### SHORT TASK
Write out the listing from the line with "Rebuild this UI as HTML. Inline all styles." to the line with "C103,80 98,86 98,92", both lines included, exactly and nothing beyond. Leave pictures out.

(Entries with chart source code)
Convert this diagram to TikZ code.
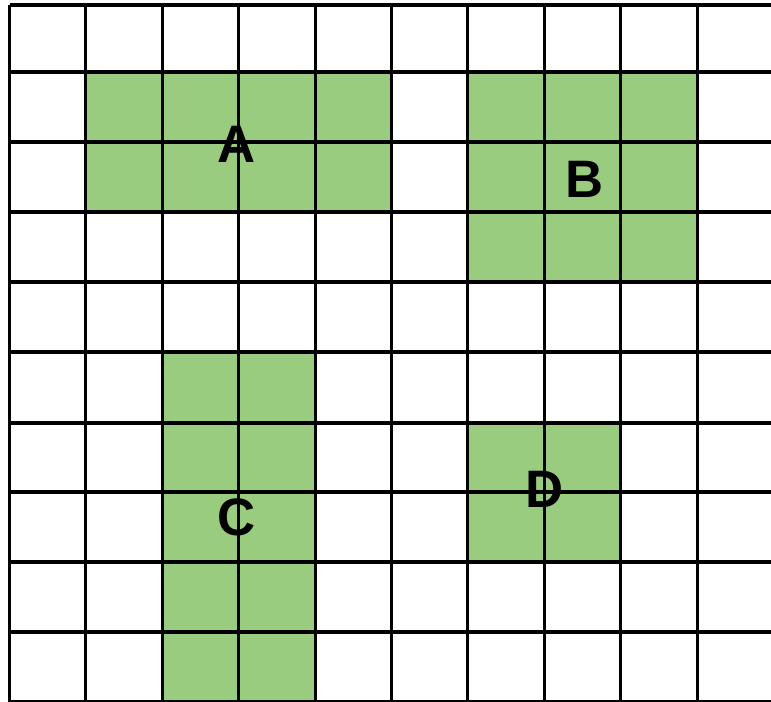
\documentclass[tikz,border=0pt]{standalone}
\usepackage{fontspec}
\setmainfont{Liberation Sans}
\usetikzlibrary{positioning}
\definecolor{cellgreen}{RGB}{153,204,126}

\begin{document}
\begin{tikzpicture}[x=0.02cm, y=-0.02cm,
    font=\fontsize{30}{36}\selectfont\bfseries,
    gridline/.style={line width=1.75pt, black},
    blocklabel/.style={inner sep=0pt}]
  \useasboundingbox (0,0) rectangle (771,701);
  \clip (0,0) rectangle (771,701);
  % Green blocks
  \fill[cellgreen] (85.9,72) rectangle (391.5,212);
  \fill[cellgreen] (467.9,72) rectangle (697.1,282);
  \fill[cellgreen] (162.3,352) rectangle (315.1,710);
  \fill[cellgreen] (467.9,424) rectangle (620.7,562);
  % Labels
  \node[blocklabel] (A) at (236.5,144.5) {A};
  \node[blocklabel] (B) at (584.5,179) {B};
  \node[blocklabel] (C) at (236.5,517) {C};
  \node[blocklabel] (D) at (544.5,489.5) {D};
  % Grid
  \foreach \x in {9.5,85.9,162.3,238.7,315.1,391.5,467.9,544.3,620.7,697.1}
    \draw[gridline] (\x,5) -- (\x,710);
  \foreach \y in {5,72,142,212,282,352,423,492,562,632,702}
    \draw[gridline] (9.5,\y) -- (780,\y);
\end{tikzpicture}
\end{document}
* * *
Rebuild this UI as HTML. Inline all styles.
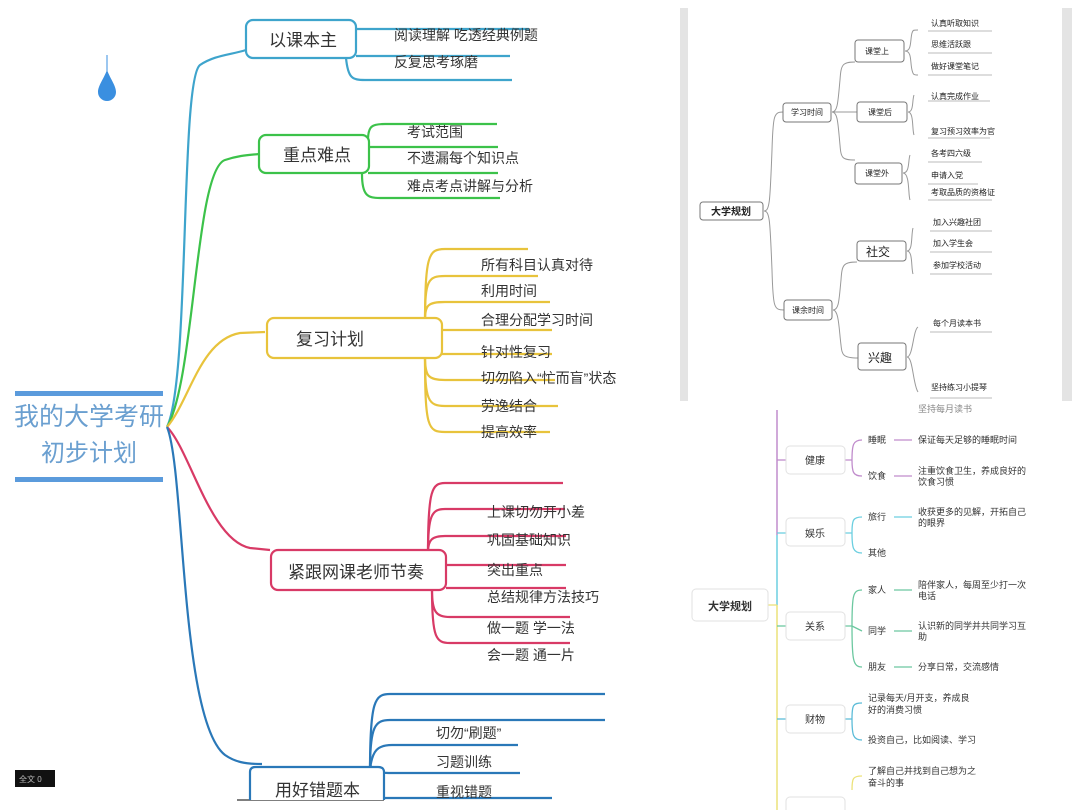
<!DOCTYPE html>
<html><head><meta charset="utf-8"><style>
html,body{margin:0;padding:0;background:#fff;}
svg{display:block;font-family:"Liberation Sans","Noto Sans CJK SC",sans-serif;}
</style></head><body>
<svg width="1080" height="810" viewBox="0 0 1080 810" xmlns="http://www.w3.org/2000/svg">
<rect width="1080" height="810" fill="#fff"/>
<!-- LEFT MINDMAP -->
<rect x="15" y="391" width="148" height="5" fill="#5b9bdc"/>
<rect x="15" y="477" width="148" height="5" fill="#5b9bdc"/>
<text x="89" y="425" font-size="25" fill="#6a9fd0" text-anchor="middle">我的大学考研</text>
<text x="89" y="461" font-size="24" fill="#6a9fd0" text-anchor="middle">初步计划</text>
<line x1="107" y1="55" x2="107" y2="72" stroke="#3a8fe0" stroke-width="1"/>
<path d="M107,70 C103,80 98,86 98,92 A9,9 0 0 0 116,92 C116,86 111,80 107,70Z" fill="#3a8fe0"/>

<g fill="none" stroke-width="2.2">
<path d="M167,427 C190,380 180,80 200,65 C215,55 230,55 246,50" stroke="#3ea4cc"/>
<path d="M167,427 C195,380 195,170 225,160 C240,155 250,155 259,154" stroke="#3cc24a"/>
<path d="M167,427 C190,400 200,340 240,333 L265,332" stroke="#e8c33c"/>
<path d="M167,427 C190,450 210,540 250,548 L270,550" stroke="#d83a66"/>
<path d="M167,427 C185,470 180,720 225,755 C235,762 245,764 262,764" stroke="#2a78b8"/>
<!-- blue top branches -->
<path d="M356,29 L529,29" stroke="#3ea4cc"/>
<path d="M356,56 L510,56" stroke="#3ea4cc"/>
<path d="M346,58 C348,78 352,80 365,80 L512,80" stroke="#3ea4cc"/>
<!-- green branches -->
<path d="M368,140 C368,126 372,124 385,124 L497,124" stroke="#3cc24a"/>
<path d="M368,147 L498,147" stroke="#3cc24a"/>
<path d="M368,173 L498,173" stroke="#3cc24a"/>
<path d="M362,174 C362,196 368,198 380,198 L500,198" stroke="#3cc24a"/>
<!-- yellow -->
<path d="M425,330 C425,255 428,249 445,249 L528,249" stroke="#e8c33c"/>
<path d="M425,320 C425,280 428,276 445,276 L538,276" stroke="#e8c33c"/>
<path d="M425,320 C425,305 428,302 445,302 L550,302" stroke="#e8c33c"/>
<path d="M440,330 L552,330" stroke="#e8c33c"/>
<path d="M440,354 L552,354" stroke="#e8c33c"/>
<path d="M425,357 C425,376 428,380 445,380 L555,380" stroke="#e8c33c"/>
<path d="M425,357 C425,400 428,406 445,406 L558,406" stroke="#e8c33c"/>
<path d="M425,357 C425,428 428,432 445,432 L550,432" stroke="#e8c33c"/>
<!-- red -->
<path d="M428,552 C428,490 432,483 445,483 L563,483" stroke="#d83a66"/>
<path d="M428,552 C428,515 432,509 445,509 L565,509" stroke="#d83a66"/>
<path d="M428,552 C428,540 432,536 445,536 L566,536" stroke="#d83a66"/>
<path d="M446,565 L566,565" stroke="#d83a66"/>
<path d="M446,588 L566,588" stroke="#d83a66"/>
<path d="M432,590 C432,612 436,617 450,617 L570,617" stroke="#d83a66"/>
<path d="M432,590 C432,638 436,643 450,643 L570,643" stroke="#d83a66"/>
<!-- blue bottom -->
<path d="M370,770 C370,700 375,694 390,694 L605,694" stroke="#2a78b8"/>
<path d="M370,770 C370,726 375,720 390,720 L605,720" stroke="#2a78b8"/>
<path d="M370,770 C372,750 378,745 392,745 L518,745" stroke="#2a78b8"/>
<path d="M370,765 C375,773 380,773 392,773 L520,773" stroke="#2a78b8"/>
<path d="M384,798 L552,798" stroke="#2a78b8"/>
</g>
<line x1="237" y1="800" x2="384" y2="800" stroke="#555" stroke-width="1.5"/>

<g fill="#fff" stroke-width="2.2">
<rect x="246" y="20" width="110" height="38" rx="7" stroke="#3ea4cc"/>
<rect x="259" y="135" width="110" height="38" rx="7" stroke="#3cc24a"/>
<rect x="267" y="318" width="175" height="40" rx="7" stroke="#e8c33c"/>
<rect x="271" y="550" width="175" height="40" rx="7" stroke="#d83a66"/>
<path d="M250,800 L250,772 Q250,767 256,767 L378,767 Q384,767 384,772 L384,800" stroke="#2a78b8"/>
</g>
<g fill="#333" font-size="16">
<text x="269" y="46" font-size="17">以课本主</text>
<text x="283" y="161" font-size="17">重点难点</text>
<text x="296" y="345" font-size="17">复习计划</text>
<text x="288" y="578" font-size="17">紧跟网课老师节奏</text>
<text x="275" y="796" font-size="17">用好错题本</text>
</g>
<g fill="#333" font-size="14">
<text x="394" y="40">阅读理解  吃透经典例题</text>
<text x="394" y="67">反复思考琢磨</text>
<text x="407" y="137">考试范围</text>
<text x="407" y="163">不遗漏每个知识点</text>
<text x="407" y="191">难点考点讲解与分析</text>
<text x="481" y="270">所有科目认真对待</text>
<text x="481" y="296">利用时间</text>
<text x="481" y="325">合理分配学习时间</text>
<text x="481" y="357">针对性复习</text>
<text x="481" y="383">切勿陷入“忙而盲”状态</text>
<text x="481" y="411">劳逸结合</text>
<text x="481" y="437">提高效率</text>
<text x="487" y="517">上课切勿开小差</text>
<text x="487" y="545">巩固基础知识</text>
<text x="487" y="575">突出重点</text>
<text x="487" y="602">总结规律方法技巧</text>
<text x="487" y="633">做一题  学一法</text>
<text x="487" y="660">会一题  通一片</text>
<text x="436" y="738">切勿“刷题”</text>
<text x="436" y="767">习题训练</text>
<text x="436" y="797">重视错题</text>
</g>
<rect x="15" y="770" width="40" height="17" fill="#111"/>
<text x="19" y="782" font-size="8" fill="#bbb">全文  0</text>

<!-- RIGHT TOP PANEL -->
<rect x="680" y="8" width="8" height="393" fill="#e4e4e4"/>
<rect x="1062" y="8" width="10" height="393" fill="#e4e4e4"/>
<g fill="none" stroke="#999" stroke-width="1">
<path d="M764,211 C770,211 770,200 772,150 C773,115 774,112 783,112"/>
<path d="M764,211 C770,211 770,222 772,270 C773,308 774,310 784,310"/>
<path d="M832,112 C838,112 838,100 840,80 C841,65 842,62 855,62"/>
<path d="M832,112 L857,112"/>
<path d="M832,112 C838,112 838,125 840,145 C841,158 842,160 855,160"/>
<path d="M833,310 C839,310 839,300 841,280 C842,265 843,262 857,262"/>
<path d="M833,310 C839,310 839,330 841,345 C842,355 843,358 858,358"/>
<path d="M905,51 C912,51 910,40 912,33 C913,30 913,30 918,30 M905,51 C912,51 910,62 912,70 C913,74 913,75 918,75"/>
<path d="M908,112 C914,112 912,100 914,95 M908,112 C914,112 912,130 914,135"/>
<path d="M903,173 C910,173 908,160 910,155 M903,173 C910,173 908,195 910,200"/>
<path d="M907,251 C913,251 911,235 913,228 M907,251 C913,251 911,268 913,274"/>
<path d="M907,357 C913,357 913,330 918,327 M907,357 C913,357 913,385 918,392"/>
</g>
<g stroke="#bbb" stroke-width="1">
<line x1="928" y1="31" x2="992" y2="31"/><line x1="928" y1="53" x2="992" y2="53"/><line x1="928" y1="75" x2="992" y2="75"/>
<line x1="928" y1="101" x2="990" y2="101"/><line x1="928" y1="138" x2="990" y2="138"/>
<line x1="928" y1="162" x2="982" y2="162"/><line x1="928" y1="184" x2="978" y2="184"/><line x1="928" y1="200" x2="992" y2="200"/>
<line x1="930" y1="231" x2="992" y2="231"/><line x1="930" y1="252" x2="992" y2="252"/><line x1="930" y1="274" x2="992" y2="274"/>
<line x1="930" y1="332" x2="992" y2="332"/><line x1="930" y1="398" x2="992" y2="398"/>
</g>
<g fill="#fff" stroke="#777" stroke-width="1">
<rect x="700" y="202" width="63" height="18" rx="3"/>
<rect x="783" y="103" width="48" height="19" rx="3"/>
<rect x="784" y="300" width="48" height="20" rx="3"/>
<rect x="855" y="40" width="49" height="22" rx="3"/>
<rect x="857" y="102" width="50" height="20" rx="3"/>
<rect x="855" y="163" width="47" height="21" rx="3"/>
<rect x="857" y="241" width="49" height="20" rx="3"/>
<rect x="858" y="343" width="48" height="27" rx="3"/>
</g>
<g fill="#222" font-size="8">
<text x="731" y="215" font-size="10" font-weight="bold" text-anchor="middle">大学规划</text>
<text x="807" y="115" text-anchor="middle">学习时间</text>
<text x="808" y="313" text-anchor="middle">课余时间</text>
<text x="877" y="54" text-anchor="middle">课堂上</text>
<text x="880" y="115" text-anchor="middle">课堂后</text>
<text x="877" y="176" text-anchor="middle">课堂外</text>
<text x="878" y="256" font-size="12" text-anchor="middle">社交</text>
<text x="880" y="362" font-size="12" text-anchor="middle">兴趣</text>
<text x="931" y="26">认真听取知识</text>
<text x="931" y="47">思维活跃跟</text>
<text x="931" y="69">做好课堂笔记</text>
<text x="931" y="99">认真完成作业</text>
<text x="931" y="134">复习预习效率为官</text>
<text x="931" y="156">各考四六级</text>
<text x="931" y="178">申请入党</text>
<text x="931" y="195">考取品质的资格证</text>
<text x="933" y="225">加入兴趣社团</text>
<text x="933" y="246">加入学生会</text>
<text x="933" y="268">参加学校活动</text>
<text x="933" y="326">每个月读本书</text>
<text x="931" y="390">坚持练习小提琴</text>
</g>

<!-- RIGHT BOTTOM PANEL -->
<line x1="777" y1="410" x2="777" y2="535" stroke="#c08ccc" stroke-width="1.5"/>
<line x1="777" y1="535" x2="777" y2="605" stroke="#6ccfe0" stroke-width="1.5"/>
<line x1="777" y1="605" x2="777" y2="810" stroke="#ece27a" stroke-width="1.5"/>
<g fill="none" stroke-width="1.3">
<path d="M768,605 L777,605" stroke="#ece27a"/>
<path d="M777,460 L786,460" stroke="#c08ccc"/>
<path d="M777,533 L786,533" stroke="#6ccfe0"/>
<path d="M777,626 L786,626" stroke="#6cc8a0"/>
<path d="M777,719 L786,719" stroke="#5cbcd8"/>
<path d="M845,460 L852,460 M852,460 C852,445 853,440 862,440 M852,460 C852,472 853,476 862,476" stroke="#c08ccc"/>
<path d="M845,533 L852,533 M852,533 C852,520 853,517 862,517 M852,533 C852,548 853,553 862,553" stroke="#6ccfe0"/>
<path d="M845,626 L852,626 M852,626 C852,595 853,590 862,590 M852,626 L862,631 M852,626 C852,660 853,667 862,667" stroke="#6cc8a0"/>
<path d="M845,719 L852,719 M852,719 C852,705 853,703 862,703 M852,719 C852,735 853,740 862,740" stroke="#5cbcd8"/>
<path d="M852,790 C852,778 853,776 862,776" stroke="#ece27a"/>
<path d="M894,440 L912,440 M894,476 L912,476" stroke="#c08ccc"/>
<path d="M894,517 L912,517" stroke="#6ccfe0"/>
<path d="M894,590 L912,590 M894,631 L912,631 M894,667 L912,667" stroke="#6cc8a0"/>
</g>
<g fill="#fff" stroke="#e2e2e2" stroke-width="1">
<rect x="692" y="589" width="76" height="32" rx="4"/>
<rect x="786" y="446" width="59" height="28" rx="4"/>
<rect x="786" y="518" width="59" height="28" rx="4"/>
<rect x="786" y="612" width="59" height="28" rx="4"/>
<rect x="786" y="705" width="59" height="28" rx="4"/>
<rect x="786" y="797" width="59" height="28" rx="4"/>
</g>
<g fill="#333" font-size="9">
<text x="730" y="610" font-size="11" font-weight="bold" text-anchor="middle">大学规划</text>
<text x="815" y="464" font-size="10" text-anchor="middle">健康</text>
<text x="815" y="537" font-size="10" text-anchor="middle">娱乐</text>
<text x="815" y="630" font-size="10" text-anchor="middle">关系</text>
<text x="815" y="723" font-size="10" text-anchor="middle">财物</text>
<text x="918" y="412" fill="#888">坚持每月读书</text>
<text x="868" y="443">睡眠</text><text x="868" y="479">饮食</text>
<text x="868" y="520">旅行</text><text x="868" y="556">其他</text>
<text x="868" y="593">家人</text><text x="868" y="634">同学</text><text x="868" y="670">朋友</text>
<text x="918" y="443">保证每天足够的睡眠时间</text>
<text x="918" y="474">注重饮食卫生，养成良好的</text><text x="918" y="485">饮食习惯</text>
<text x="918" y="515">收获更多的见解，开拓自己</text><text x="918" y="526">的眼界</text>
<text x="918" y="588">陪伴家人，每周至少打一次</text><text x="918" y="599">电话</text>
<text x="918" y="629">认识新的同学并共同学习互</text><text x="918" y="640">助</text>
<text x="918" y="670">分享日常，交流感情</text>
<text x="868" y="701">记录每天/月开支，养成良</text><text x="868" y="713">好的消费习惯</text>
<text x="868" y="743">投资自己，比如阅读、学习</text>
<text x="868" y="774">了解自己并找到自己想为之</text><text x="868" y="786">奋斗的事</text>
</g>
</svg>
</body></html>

### PROBLEM SOLUTION
Rebuild this UI as HTML. Inline all styles.
<!DOCTYPE html>
<html><head><meta charset="utf-8"><style>
html,body{margin:0;padding:0;background:#fff;}
svg{display:block;font-family:"Liberation Sans","Noto Sans CJK SC",sans-serif;}
</style></head><body>
<svg width="1080" height="810" viewBox="0 0 1080 810" xmlns="http://www.w3.org/2000/svg">
<rect width="1080" height="810" fill="#fff"/>
<!-- LEFT MINDMAP -->
<rect x="15" y="391" width="148" height="5" fill="#5b9bdc"/>
<rect x="15" y="477" width="148" height="5" fill="#5b9bdc"/>
<text x="89" y="425" font-size="25" fill="#6a9fd0" text-anchor="middle">我的大学考研</text>
<text x="89" y="461" font-size="24" fill="#6a9fd0" text-anchor="middle">初步计划</text>
<line x1="107" y1="55" x2="107" y2="72" stroke="#3a8fe0" stroke-width="1"/>
<path d="M107,70 C103,80 98,86 98,92 A9,9 0 0 0 116,92 C116,86 111,80 107,70Z" fill="#3a8fe0"/>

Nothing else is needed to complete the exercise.